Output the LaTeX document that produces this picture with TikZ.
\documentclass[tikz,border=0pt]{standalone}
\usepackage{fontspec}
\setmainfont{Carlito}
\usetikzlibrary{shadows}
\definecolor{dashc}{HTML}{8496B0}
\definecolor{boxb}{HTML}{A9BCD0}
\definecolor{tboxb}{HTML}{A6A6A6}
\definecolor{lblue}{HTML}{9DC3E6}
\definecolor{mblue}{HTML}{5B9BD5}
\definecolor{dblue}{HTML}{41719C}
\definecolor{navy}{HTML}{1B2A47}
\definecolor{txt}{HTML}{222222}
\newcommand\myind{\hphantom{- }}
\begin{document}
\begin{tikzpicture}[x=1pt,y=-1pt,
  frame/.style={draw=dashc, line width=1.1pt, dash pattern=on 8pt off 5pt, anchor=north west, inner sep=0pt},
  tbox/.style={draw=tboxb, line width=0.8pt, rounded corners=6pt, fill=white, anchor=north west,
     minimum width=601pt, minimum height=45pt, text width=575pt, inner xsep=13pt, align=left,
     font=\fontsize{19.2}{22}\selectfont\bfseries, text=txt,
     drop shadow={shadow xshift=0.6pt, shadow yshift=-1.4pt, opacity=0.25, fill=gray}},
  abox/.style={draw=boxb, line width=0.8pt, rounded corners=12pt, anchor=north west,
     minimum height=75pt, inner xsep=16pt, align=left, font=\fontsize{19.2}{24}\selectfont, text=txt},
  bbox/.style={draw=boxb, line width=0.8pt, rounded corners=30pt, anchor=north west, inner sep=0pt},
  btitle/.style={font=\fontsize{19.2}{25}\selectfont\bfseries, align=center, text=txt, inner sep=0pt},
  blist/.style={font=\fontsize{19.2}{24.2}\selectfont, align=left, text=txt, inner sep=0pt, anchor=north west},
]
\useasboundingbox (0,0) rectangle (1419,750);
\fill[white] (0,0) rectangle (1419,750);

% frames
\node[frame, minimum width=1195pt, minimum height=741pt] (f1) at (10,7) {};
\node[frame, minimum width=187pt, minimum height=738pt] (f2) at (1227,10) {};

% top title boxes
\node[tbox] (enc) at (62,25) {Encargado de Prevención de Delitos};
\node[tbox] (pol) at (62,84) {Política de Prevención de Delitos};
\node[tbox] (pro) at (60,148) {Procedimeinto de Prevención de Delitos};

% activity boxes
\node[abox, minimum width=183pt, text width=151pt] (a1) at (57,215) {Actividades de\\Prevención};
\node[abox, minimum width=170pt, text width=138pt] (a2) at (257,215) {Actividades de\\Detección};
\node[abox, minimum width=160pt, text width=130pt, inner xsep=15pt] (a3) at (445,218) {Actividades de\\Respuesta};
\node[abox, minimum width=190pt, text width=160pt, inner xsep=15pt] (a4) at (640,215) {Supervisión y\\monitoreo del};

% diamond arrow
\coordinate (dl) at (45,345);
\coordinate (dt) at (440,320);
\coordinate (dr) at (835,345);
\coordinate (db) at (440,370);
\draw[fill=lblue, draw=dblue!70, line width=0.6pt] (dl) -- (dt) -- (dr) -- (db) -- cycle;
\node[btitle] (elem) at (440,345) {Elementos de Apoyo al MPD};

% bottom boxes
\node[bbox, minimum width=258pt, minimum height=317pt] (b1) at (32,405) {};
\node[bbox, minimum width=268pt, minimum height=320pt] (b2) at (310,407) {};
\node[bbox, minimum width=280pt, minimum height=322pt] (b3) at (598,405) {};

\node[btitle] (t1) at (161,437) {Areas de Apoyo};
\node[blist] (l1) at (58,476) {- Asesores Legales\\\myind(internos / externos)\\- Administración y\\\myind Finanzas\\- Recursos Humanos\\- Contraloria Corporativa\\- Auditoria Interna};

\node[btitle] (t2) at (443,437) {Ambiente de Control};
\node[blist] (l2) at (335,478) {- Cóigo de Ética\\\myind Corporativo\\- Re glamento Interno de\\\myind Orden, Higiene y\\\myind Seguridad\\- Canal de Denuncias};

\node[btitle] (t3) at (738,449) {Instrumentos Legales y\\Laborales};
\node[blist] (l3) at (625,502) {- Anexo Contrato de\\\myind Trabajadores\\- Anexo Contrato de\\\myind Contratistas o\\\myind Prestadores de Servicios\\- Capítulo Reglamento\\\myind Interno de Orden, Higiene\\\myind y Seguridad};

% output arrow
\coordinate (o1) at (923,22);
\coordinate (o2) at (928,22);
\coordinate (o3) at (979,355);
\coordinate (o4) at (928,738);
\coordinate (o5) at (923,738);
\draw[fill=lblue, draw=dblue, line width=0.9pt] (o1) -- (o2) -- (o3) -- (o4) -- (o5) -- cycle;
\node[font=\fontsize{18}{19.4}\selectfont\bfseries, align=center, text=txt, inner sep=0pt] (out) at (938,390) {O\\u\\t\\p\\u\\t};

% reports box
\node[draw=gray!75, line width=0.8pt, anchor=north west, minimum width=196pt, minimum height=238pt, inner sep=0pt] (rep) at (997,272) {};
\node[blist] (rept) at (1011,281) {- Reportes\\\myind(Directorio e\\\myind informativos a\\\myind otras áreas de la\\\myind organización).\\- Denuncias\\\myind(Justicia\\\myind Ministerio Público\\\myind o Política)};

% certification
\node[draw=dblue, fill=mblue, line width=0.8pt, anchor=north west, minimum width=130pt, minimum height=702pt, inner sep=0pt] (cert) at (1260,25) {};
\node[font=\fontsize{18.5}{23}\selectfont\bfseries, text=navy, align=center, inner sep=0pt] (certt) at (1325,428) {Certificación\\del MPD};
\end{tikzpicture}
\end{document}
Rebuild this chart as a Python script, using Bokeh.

· · · ·

> _YOUR OBJECTIVE_
Reproduce the entire listing word for word.

> _COMPLETE OUTPUT_
Output the LaTeX document that produces this picture with TikZ.
\documentclass[tikz,border=0pt]{standalone}
\usepackage{fontspec}
\setmainfont{Carlito}
\usetikzlibrary{shadows}
\definecolor{dashc}{HTML}{8496B0}
\definecolor{boxb}{HTML}{A9BCD0}
\definecolor{tboxb}{HTML}{A6A6A6}
\definecolor{lblue}{HTML}{9DC3E6}
\definecolor{mblue}{HTML}{5B9BD5}
\definecolor{dblue}{HTML}{41719C}
\definecolor{navy}{HTML}{1B2A47}
\definecolor{txt}{HTML}{222222}
\newcommand\myind{\hphantom{- }}
\begin{document}
\begin{tikzpicture}[x=1pt,y=-1pt,
  frame/.style={draw=dashc, line width=1.1pt, dash pattern=on 8pt off 5pt, anchor=north west, inner sep=0pt},
  tbox/.style={draw=tboxb, line width=0.8pt, rounded corners=6pt, fill=white, anchor=north west,
     minimum width=601pt, minimum height=45pt, text width=575pt, inner xsep=13pt, align=left,
     font=\fontsize{19.2}{22}\selectfont\bfseries, text=txt,
     drop shadow={shadow xshift=0.6pt, shadow yshift=-1.4pt, opacity=0.25, fill=gray}},
  abox/.style={draw=boxb, line width=0.8pt, rounded corners=12pt, anchor=north west,
     minimum height=75pt, inner xsep=16pt, align=left, font=\fontsize{19.2}{24}\selectfont, text=txt},
  bbox/.style={draw=boxb, line width=0.8pt, rounded corners=30pt, anchor=north west, inner sep=0pt},
  btitle/.style={font=\fontsize{19.2}{25}\selectfont\bfseries, align=center, text=txt, inner sep=0pt},
  blist/.style={font=\fontsize{19.2}{24.2}\selectfont, align=left, text=txt, inner sep=0pt, anchor=north west},
]
\useasboundingbox (0,0) rectangle (1419,750);
\fill[white] (0,0) rectangle (1419,750);

% frames
\node[frame, minimum width=1195pt, minimum height=741pt] (f1) at (10,7) {};
\node[frame, minimum width=187pt, minimum height=738pt] (f2) at (1227,10) {};

% top title boxes
\node[tbox] (enc) at (62,25) {Encargado de Prevención de Delitos};
\node[tbox] (pol) at (62,84) {Política de Prevención de Delitos};
\node[tbox] (pro) at (60,148) {Procedimeinto de Prevención de Delitos};

% activity boxes
\node[abox, minimum width=183pt, text width=151pt] (a1) at (57,215) {Actividades de\\Prevención};
\node[abox, minimum width=170pt, text width=138pt] (a2) at (257,215) {Actividades de\\Detección};
\node[abox, minimum width=160pt, text width=130pt, inner xsep=15pt] (a3) at (445,218) {Actividades de\\Respuesta};
\node[abox, minimum width=190pt, text width=160pt, inner xsep=15pt] (a4) at (640,215) {Supervisión y\\monitoreo del};

% diamond arrow
\coordinate (dl) at (45,345);
\coordinate (dt) at (440,320);
\coordinate (dr) at (835,345);
\coordinate (db) at (440,370);
\draw[fill=lblue, draw=dblue!70, line width=0.6pt] (dl) -- (dt) -- (dr) -- (db) -- cycle;
\node[btitle] (elem) at (440,345) {Elementos de Apoyo al MPD};

% bottom boxes
\node[bbox, minimum width=258pt, minimum height=317pt] (b1) at (32,405) {};
\node[bbox, minimum width=268pt, minimum height=320pt] (b2) at (310,407) {};
\node[bbox, minimum width=280pt, minimum height=322pt] (b3) at (598,405) {};

\node[btitle] (t1) at (161,437) {Areas de Apoyo};
\node[blist] (l1) at (58,476) {- Asesores Legales\\\myind(internos / externos)\\- Administración y\\\myind Finanzas\\- Recursos Humanos\\- Contraloria Corporativa\\- Auditoria Interna};

\node[btitle] (t2) at (443,437) {Ambiente de Control};
\node[blist] (l2) at (335,478) {- Cóigo de Ética\\\myind Corporativo\\- Re glamento Interno de\\\myind Orden, Higiene y\\\myind Seguridad\\- Canal de Denuncias};

\node[btitle] (t3) at (738,449) {Instrumentos Legales y\\Laborales};
\node[blist] (l3) at (625,502) {- Anexo Contrato de\\\myind Trabajadores\\- Anexo Contrato de\\\myind Contratistas o\\\myind Prestadores de Servicios\\- Capítulo Reglamento\\\myind Interno de Orden, Higiene\\\myind y Seguridad};

% output arrow
\coordinate (o1) at (923,22);
\coordinate (o2) at (928,22);
\coordinate (o3) at (979,355);
\coordinate (o4) at (928,738);
\coordinate (o5) at (923,738);
\draw[fill=lblue, draw=dblue, line width=0.9pt] (o1) -- (o2) -- (o3) -- (o4) -- (o5) -- cycle;
\node[font=\fontsize{18}{19.4}\selectfont\bfseries, align=center, text=txt, inner sep=0pt] (out) at (938,390) {O\\u\\t\\p\\u\\t};

% reports box
\node[draw=gray!75, line width=0.8pt, anchor=north west, minimum width=196pt, minimum height=238pt, inner sep=0pt] (rep) at (997,272) {};
\node[blist] (rept) at (1011,281) {- Reportes\\\myind(Directorio e\\\myind informativos a\\\myind otras áreas de la\\\myind organización).\\- Denuncias\\\myind(Justicia\\\myind Ministerio Público\\\myind o Política)};

% certification
\node[draw=dblue, fill=mblue, line width=0.8pt, anchor=north west, minimum width=130pt, minimum height=702pt, inner sep=0pt] (cert) at (1260,25) {};
\node[font=\fontsize{18.5}{23}\selectfont\bfseries, text=navy, align=center, inner sep=0pt] (certt) at (1325,428) {Certificación\\del MPD};
\end{tikzpicture}
\end{document}
Rebuild this chart as a Python script, using Bokeh.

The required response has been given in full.